The absence of religious intellect in the church, Faggioli argues, is related to clericalism. He talks about the problems of seminary education. It is pointed out that today's seminary education focuses on reinforced character education and psychological aspects as a preventive method against the sexual scandal of the clergy. This tendency can inevitably lead to neglect of intellectual education in theology and humanities. Faggioli diagnoses that the absence of strict intellectual training for clergy and the aging of high-ranking clergy are undermining the church's ability to accurately read the times and discern them through the eyes of faith.
 

Looking back on history, the intellect has not always played the right role within the times. It is not uncommon for intellect and knowledge to be reduced to empty knowledge because they are not connected with life. In the modern capitalist society, there are many cases where intellect and knowledge collide with power and capital and do not function as a proper social force. Moreover, in today's era, emotions and desires are more important than reason. So, paradoxically, it is an era in which reason is needed.
 
Aren't we witnessing the phenomena created by many in the present generation who are faithful to their emotions and desires? In politics, economy, society, and culture, reason seems to have disappeared and only emotions and desires remain. He wants to emphasize the role of intelligence (reason) again. The shining tradition of Catholicism has always considered faith and intellect (reason) as two axes.
 
The resurrection of the intellect does not mean the return of intellectualism. Intellectualism, which emphasizes the superiority of intelligence and knowledge, is nothing more than the arrogance of the intellectuals at one time. This is an era in which religious intelligence, not intellectual supremacy, is desperately needed. Faith includes reason, but intellect is always secondary. Faith and life come first. Knowledge comes from life. As an intellectual act, theology is a secondary work. Theology cannot precede faith, but theology is essential for proper faith. The absence of theology that can read and discern the signs of the times is evidence of the absence of religious intelligence in the church. In fact, isn't Catholic theology, by its very nature, the product of an effort to read tradition and the era at the same time? 

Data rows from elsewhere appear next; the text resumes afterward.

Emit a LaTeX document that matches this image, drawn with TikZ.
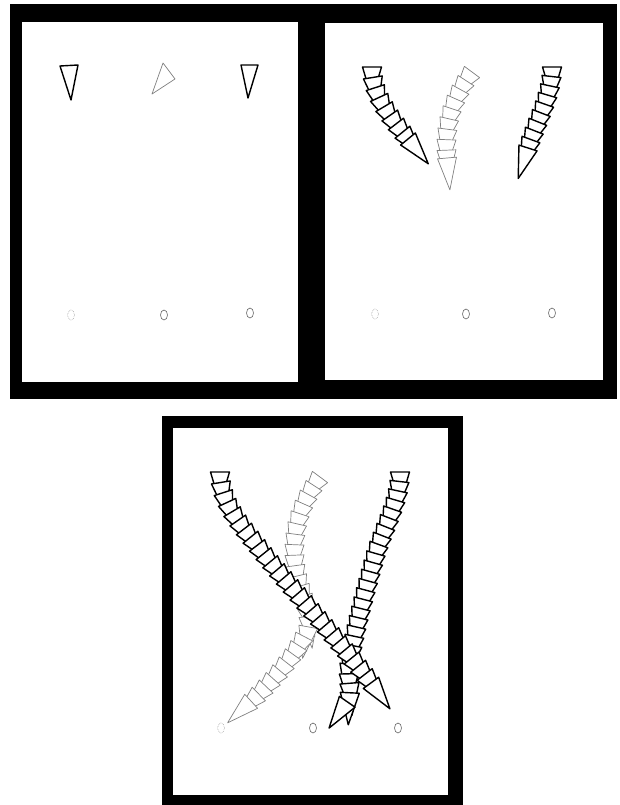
\documentclass[tikz,border=0pt]{standalone}
\usetikzlibrary{decorations.markings}
\tikzset{panelouter/.style={fill=black},panelinner/.style={fill=white},
ptrdark/.style={draw=black,line width=1.4pt,fill=white,line join=round},
ptrpale/.style={draw=black!50,line width=0.7pt,fill=white,line join=round},
targetdot/.style={draw=black!60,line width=0.6pt},
targetpale/.style={draw=black!35,line width=0.6pt,densely dotted},
trail/.style 2 args={decorate,decoration={markings,
  mark=between positions 0 and 1 step #1 with {\path[#2] (0pt,-9.5pt) -- (0pt,9.5pt) -- (32pt,0pt) -- cycle;},
  mark=at position 1 with {\path[#2] (0pt,-9.5pt) -- (0pt,9.5pt) -- (32pt,0pt) -- cycle;}}}}
\begin{document}
\begin{tikzpicture}[x=1pt,y=-1pt]
\useasboundingbox (0,0) rectangle (619,805);
% frames
\fill[panelouter] (10,4) rectangle (312,399);
\fill[panelinner] (22,22) rectangle (298,382);
\fill[panelouter] (311,4) rectangle (617,399);
\fill[panelinner] (325,23) rectangle (603,380);
\fill[panelouter] (162,416) rectangle (463,805);
\fill[panelinner] (173,428) rectangle (448,795);
% start panel
\filldraw[ptrdark] (60,66) -- (78,65) -- (71,100) -- cycle;
\filldraw[ptrpale] (163,63) -- (175,79) -- (152,94) -- cycle;
\filldraw[ptrdark] (241,65) -- (258,65) -- (248,98) -- cycle;
\draw[targetpale] (71,315) ellipse (3.5pt and 5pt);
\draw[targetdot] (164,315) ellipse (3.5pt and 5pt);
\draw[targetdot] (250,313) ellipse (3.5pt and 5pt);
% middle panel
\begin{scope}[shift={(152,-405)}]
\path[trail={9.5pt}{ptrdark}] (400,472) .. controls (400,500) and (385,525) .. (376,553);
\path[trail={10.5pt}{ptrpale}] (320,477) .. controls (300,504) and (292,530) .. (295,563);
\path[trail={10.5pt}{ptrdark}] (220,472) .. controls (220,500) and (238,522) .. (256,544);
\draw[targetpale] (223,719) ellipse (3.5pt and 5pt);
\draw[targetdot] (314,719) ellipse (3.5pt and 5pt);
\draw[targetdot] (400,718) ellipse (3.5pt and 5pt);
\end{scope}
% end panel
\path[trail={9.5pt}{ptrdark}] (400,472) .. controls (400,500) and (385,525) .. (376,553)
  .. controls (364,595) and (352,640) .. (349,668) .. controls (348,684) and (354,698) .. (344,705);
\path[trail={10.5pt}{ptrpale}] (320,477) .. controls (300,504) and (292,530) .. (295,563)
  .. controls (298,590) and (312,610) .. (308,628) .. controls (300,650) and (270,685) .. (247,705);
\path[trail={10.5pt}{ptrdark}] (220,472) .. controls (220,500) and (238,522) .. (256,544)
  .. controls (280,576) and (354,657) .. (376,690);
\draw[targetpale] (221,728) ellipse (3.5pt and 5pt);
\draw[targetdot] (313,728) ellipse (3.5pt and 5pt);
\draw[targetdot] (398,728) ellipse (3.5pt and 5pt);
\end{tikzpicture}
\end{document}
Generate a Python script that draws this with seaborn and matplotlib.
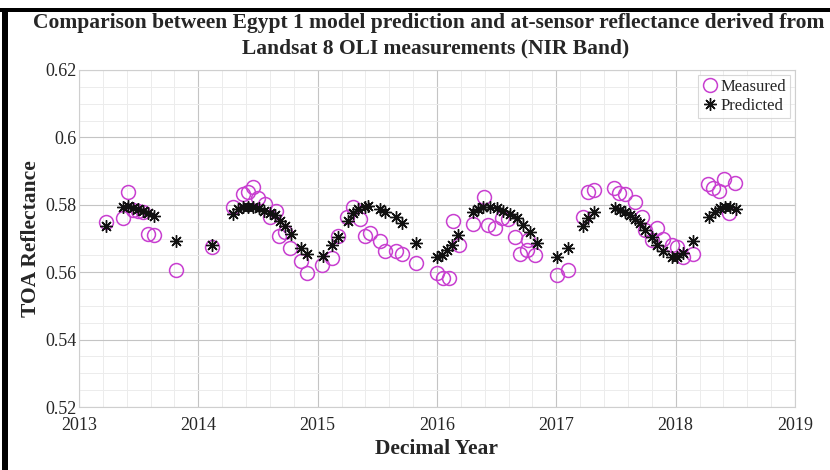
import numpy as np
import pandas as pd
import matplotlib
matplotlib.use("Agg")
import matplotlib.pyplot as plt
from matplotlib.patches import Rectangle
from matplotlib.ticker import MultipleLocator
import seaborn as sns

# At-sensor (measured) TOA reflectance, NIR band
meas_year = [
    2013.224, 2013.371, 2013.413, 2013.455, 2013.497, 2013.539, 2013.580, 2013.628,
    2013.813, 2014.117, 2014.288, 2014.372, 2014.414, 2014.461, 2014.503, 2014.559,
    2014.601, 2014.648, 2014.679, 2014.727, 2014.769, 2014.858, 2014.908, 2015.034,
    2015.123, 2015.173, 2015.244, 2015.294, 2015.355, 2015.397, 2015.439, 2015.523,
    2015.565, 2015.657, 2015.704, 2015.825, 2015.998, 2016.054, 2016.104, 2016.138,
    2016.188, 2016.305, 2016.398, 2016.430, 2016.487, 2016.543, 2016.598, 2016.655,
    2016.697, 2016.752, 2016.766, 2016.822, 2017.004, 2017.096, 2017.227, 2017.269,
    2017.317, 2017.487, 2017.526, 2017.577, 2017.660, 2017.716, 2017.744, 2017.800,
    2017.842, 2017.892, 2017.967, 2018.009, 2018.065, 2018.149, 2018.275, 2018.317,
    2018.365, 2018.409, 2018.451, 2018.499,
]
meas_refl = [
    0.5748, 0.5760, 0.5837, 0.5785, 0.5782, 0.5779, 0.5713, 0.5711,
    0.5607, 0.5674, 0.5794, 0.5832, 0.5837, 0.5852, 0.5819, 0.5802,
    0.5763, 0.5783, 0.5707, 0.5720, 0.5671, 0.5633, 0.5597, 0.5621,
    0.5641, 0.5707, 0.5765, 0.5794, 0.5757, 0.5707, 0.5717, 0.5694,
    0.5664, 0.5664, 0.5654, 0.5628, 0.5599, 0.5582, 0.5582, 0.5753,
    0.5681, 0.5743, 0.5824, 0.5740, 0.5730, 0.5760, 0.5757, 0.5705,
    0.5654, 0.5666, 0.5696, 0.5651, 0.5592, 0.5607, 0.5765, 0.5839,
    0.5844, 0.5849, 0.5834, 0.5831, 0.5809, 0.5765, 0.5725, 0.5696,
    0.5730, 0.5698, 0.5681, 0.5674, 0.5646, 0.5654, 0.5861, 0.5849,
    0.5842, 0.5876, 0.5775, 0.5864,
]

# Egypt 1 model prediction
pred_year = [
    2013.224, 2013.371, 2013.413, 2013.455, 2013.497, 2013.539, 2013.580, 2013.628,
    2013.813, 2014.117, 2014.288, 2014.335, 2014.377, 2014.419, 2014.461, 2014.509,
    2014.553, 2014.601, 2014.643, 2014.685, 2014.727, 2014.774, 2014.858, 2014.908,
    2015.042, 2015.123, 2015.173, 2015.257, 2015.299, 2015.341, 2015.397, 2015.425,
    2015.523, 2015.565, 2015.657, 2015.704, 2015.825, 2015.998, 2016.040, 2016.082,
    2016.124, 2016.180, 2016.305, 2016.347, 2016.389, 2016.445, 2016.501, 2016.557,
    2016.613, 2016.669, 2016.724, 2016.780, 2016.836, 2017.009, 2017.101, 2017.227,
    2017.269, 2017.317, 2017.493, 2017.535, 2017.577, 2017.619, 2017.660, 2017.702,
    2017.744, 2017.800, 2017.842, 2017.892, 2017.967, 2018.009, 2018.065, 2018.149,
    2018.281, 2018.331, 2018.373, 2018.415, 2018.457, 2018.507,
]
pred_refl = [
    0.5738, 0.5794, 0.5796, 0.5790, 0.5787, 0.5782, 0.5777, 0.5767,
    0.5693, 0.5681, 0.5773, 0.5787, 0.5793, 0.5794, 0.5793, 0.5790,
    0.5782, 0.5777, 0.5770, 0.5752, 0.5737, 0.5713, 0.5671, 0.5654,
    0.5649, 0.5681, 0.5705, 0.5753, 0.5775, 0.5787, 0.5794, 0.5796,
    0.5787, 0.5780, 0.5763, 0.5747, 0.5686, 0.5644, 0.5651, 0.5666,
    0.5681, 0.5710, 0.5780, 0.5787, 0.5794, 0.5794, 0.5790, 0.5782,
    0.5773, 0.5760, 0.5740, 0.5720, 0.5686, 0.5646, 0.5671, 0.5737,
    0.5760, 0.5780, 0.5790, 0.5785, 0.5780, 0.5770, 0.5757, 0.5745,
    0.5725, 0.5704, 0.5681, 0.5664, 0.5644, 0.5644, 0.5656, 0.5693,
    0.5765, 0.5780, 0.5790, 0.5794, 0.5793, 0.5787,
]

x_ticks = [2013, 2014, 2015, 2016, 2017, 2018, 2019]
y_ticks = [0.52, 0.54, 0.56, 0.58, 0.60, 0.62]
y_tick_labels = ["0.52", "0.54", "0.56", "0.58", "0.6", "0.62"]

title_line1 = "Comparison between Egypt 1 model prediction and at-sensor reflectance derived from"
title_line2 = "Landsat 8 OLI measurements (NIR Band)"

sns.set_theme(style="white")
plt.rcParams["font.family"] = ["Liberation Serif", "DejaVu Serif"]

measured = pd.DataFrame({"year": meas_year, "refl": meas_refl})
predicted = pd.DataFrame({"year": pred_year, "refl": pred_refl})

W, H = 830, 470
fig = plt.figure(figsize=(W / 100, H / 100), dpi=100)
ax = fig.add_axes([0.0952, 0.1340, 0.8626, 0.7171])

magenta = "#c83fd0"
sns.lineplot(data=measured, x="year", y="refl", ax=ax, estimator=None, sort=False,
             linestyle="", marker="o", markersize=10, markerfacecolor="none",
             markeredgecolor=magenta, markeredgewidth=1.1, color=magenta,
             label="Measured", zorder=3)
sns.lineplot(data=predicted, x="year", y="refl", ax=ax, estimator=None, sort=False,
             linestyle="", marker=(8, 2, 0), markersize=9, markeredgecolor="#111111",
             markeredgewidth=1.0, color="#111111", label="Predicted", zorder=4)

ax.set_xlim(2013, 2019)
ax.set_ylim(0.52, 0.62)
ax.set_xticks(x_ticks)
ax.set_xticklabels([str(t) for t in x_ticks])
ax.set_yticks(y_ticks)
ax.set_yticklabels(y_tick_labels)
ax.xaxis.set_minor_locator(MultipleLocator(0.2))
ax.yaxis.set_minor_locator(MultipleLocator(0.005))
ax.grid(True, which="major", color="#c4c4c4", linewidth=0.8)
ax.grid(True, which="minor", color="#ececec", linewidth=0.7)
ax.set_axisbelow(True)
for s in ax.spines.values():
    s.set_color("#cfcfcf")
    s.set_linewidth(0.8)
ax.tick_params(axis="both", which="major", labelsize=13, labelcolor="#262626",
               direction="in", length=4, color="#8a8a8a")
ax.tick_params(axis="y", which="major", pad=2)
ax.tick_params(axis="x", which="major", pad=7)
ax.tick_params(axis="both", which="minor", length=0)

ax.set_xlabel("Decimal Year", fontsize=15.5, fontweight="bold", labelpad=4)
ax.set_ylabel("TOA Reflectance", fontsize=15.5, fontweight="bold", labelpad=3)

# two-line title; the long first line sits slightly left to stay inside the figure
fig.text(429 / W, 1 - 23 / H, title_line1, ha="center", va="center",
         fontsize=15.5, fontweight="bold")
fig.text(436 / W, 1 - 48 / H, title_line2, ha="center", va="center",
         fontsize=15.5, fontweight="bold")

leg = ax.legend(loc="upper right", fontsize=12, frameon=True, handletextpad=0.1,
                handlelength=1.0, borderpad=0.25, labelspacing=0.15,
                borderaxespad=0.3, fancybox=False)
leg.get_frame().set_edgecolor("#cfcfcf")
leg.get_frame().set_linewidth(0.8)

# black frame along the top and left edges of the figure
fig.add_artist(Rectangle((0, 1 - 12 / H), 1, 4 / H, transform=fig.transFigure,
                         facecolor="black", edgecolor="none", zorder=10))
fig.add_artist(Rectangle((2 / W, 0), 6 / W, 1 - 8 / H, transform=fig.transFigure,
                         facecolor="black", edgecolor="none", zorder=10))

fig.savefig("out.png", dpi=100)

The intellect to study is urgently required. In an era in which knowledge has been reduced simply to the acquisition of information, and study has been reduced to a means of realizing desires, isn't the ideal of Catholic faith that paradoxically emphasizes the unity and balance between intellect and faith more fascinating? When literacy is developed in a community, it becomes a community that can think and judge. A time when the religious intellect is desperately needed for listening, reading, and discerning.